Phase 1 only represents 20% of DASA’s total resource. Concentrations >750ppm are usually considered ore, and Dasa has ~147.9M lbs above 1200 ppm at average 4483 ppm. Management found that grades were consistent across Dasa and NPV of whole project is likely 5x of Phase 1, with total mine life 50 years.
Financing:
A fear is that significant dilution will be needed to fund DASA’s $208M capex.
Management is aligned (management+board ~15% ownership, CEO 7.6% - highest in industry) and is trying to debt finance the project. GA just formed a financing syndicate of North American financial institutions including Canada’s Export Development Contract which unilaterally signed a letter of interest to provide up to $75M in project financing at typical greenfield mining rates. GA just received a letter of intent from a US utility for 2.1M lbs over 6 years starting 2025, with revenue potential over $110M. These and upcoming contracts will help underwrite debt financing. Exercise of 2.85M warrants with exercise price below $3 will bring in C$8.5M with slight dilution. It is likely Phase 1 will be financed by zinc operations, current warrants and debt only.
Risks:
- Jurisdiction risk: Niger looks dangerous. But in fact, they are a top tier jurisdiction, being the world’s 5th largest uranium producer, with 50 years of uranium mining history. It has infrastructure, excess milling capacity and trained workforce from depleted mines (e.g. Akouta mine). The mine is deep in the desert, surrounded by NATO bases, and uranium can only be sold to utilities, making it an unattractive target. China is looking to acquire uranium mines, and Niger is a prime location vs hostile western jurisdictions. Finally, all jurisdictions are risky (e.g. permitting is much harder in the west due to NIMBY).

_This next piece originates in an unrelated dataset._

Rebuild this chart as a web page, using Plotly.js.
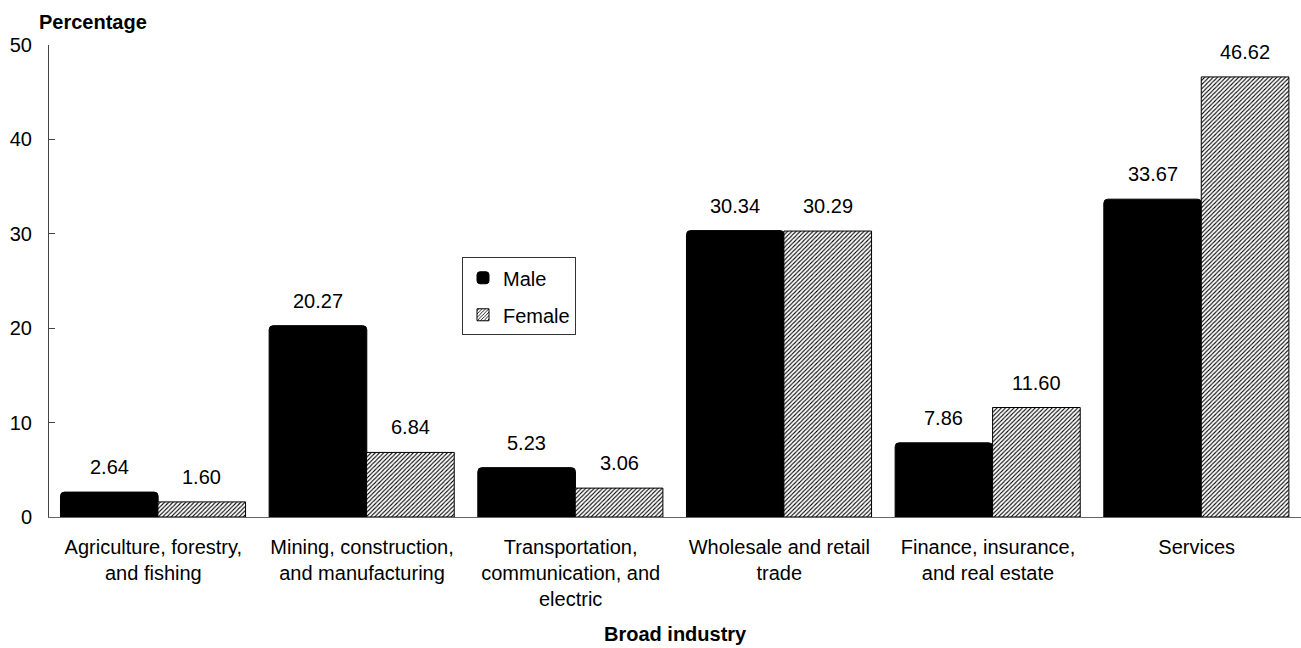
<!DOCTYPE html>
<html>
<head>
<meta charset="utf-8">
<script src="https://cdn.plot.ly/plotly-3.0.1.min.js"></script>
<style>html,body{margin:0;padding:0;background:#fff;}#chart{width:1301px;height:648px;}</style>
</head>
<body>
<div id="chart"></div>
<script>
var categories = [
  "Agriculture, forestry,<br>and fishing",
  "Mining, construction,<br>and manufacturing",
  "Transportation,<br>communication, and<br>electric",
  "Wholesale and retail<br>trade",
  "Finance, insurance,<br>and real estate",
  "Services"
];
var maleValues = [2.64, 20.27, 5.23, 30.34, 7.86, 33.67];
var femaleValues = [1.60, 6.84, 3.06, 30.29, 11.60, 46.62];
var seriesNames = ["Male", "Female"];
var yTicks = [0, 10, 20, 30, 40, 50];

var FONT = "Liberation Sans, Arial, sans-serif";
var FS = 20;
var maleOffset = -0.445, maleWidth = 0.468;
var femaleOffset = 0.022, femaleWidth = 0.42;

var male = {
  type: "bar", name: seriesNames[0], x: categories, y: maleValues,
  offset: maleOffset, width: maleWidth, legendgroup: "m",
  marker: {color: "#000000", line: {color: "#000", width: 1}, cornerradius: 4},
  hoverinfo: "skip"
};
var female = {
  type: "bar", name: seriesNames[1], x: categories, y: femaleValues,
  offset: femaleOffset, width: femaleWidth, legendgroup: "f",
  marker: {color: "#ffffff", line: {color: "#000", width: 1},
    pattern: {shape: "/", fgcolor: "#000", bgcolor: "#ffffff", size: 3, solidity: 0.35}},
  hoverinfo: "skip"
};

var annotations = [];
maleValues.forEach(function (v, i) {
  annotations.push({x: i + maleOffset + maleWidth / 2, y: v, xref: "x", yref: "y",
    text: v.toFixed(2), showarrow: false, yanchor: "bottom", yshift: 12,
    font: {family: FONT, size: FS, color: "#000"}});
});
femaleValues.forEach(function (v, i) {
  annotations.push({x: i + femaleOffset + femaleWidth / 2, y: v, xref: "x", yref: "y",
    text: v.toFixed(2), showarrow: false, yanchor: "bottom", yshift: 12,
    font: {family: FONT, size: FS, color: "#000"}});
});
annotations.push({x: (93 - 49) / 1252, y: (517 - 21) / 472.5, xref: "paper", yref: "paper",
  text: "<b>Percentage</b>", showarrow: false, xanchor: "center", yanchor: "middle",
  font: {family: FONT, size: FS, color: "#000"}});
annotations.push({x: 0.5, xref: "paper", y: (517 - 634) / 472.5, yref: "paper",
  text: "<b>Broad industry</b>", showarrow: false, yanchor: "middle",
  font: {family: FONT, size: FS, color: "#000"}});

var layout = {
  width: 1301, height: 648,
  margin: {l: 49, r: 0, t: 44.5, b: 131},
  paper_bgcolor: "#fff", plot_bgcolor: "#fff",
  font: {family: FONT, size: FS, color: "#000"},
  showlegend: true,
  legend: {x: (462 - 49) / 1252, y: (517 - 257) / 472.5, xanchor: "left", yanchor: "top",
    bordercolor: "#333", borderwidth: 1, bgcolor: "#fff",
    traceorder: "grouped", tracegroupgap: 8, itemwidth: 30,
    font: {family: FONT, size: FS, color: "#000"}},
  xaxis: {type: "category", range: [-0.5, 5.5], showline: true, linecolor: "#666", linewidth: 1,
    ticks: "", showgrid: false, zeroline: false, fixedrange: true,
    tickfont: {family: FONT, size: FS, color: "#000"}, ticklabelstandoff: 12},
  yaxis: {range: [0, 50], tickvals: yTicks, showline: true, linecolor: "#444", linewidth: 1,
    ticks: "inside", ticklen: 6, tickcolor: "#444", showgrid: false, zeroline: false,
    tickfont: {family: FONT, size: FS, color: "#000"}, ticklabelstandoff: 12},
  annotations: annotations
};

Plotly.newPlot("chart", [male, female], layout, {displayModeBar: false, staticPlot: true});
</script>
</body>
</html>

- Incorporation of Niger mining company. To start mining, a Niger entity has to be incorporated. The government can purchase (not seize) up to 40% (currently 10%) of the asset. However, in Aug 2021, the Niger mines minister issued a formal letter stating it would not seek to acquire beyond 10%. Doing so would greatly damage Niger’s reputation as a mining jurisdiction, built up over 50 years.
- Cost inflation: Will raise the entire cost curve and can be passed on to utilities.
- Currency risk: Operations are completely in USD.
- Operational risk: Possible but management is skilled and Niger has expertise and infrastructure.
Uranium exploration
GA holds six uranium exploration permits in the Republic of Niger covering 729.8km^2. Work carried out by Exploration since 2007 has found resources in 3 areas ex DASA: Tin Negouran (10M lbs), Dajy (17M lbs) and Isakanan (34 M lbs).
Summary
Take $70 NPV at 8% discount of $885M at 90% ownership, subtract (208-24.2) = ~$183.8M of debt financing, we have $631.1M, which is ~1.6x market cap of $393.6M. Shares would only be worth 10% less with full dilution (which would also bring $39.05M proceeds).
This does not include the zinc asset (~$4.5M annual net income), 80% of DASA’s uranium (estimated ~147.9M lbs economic ore above 1200 ppm at average 4483 ppm), further exploration and other discovered resources (61M lbs so far), and pricing upside due to the enormous uranium deficit.
At these valuations, Global Atomic is a strong value play. The worst bear case is a huge acquisition by Niger government, but that is unlikely.
Possible Catalysts:
- Rerating of equities due to increased contracting activity and upward moves in the spot and term market prices
- Conclusion of debt financing to fully fund Phase 1 capex
- Conclusion of Niger entity incorporation with no or moderate increase in stake by Niger government
- Smooth continuation of construction and good progress to production by 2023.
- Entry into production by 2024
Disclosure:
I am personally long 12400 shares of TSX:GLO at cost basis C$2.462 each share.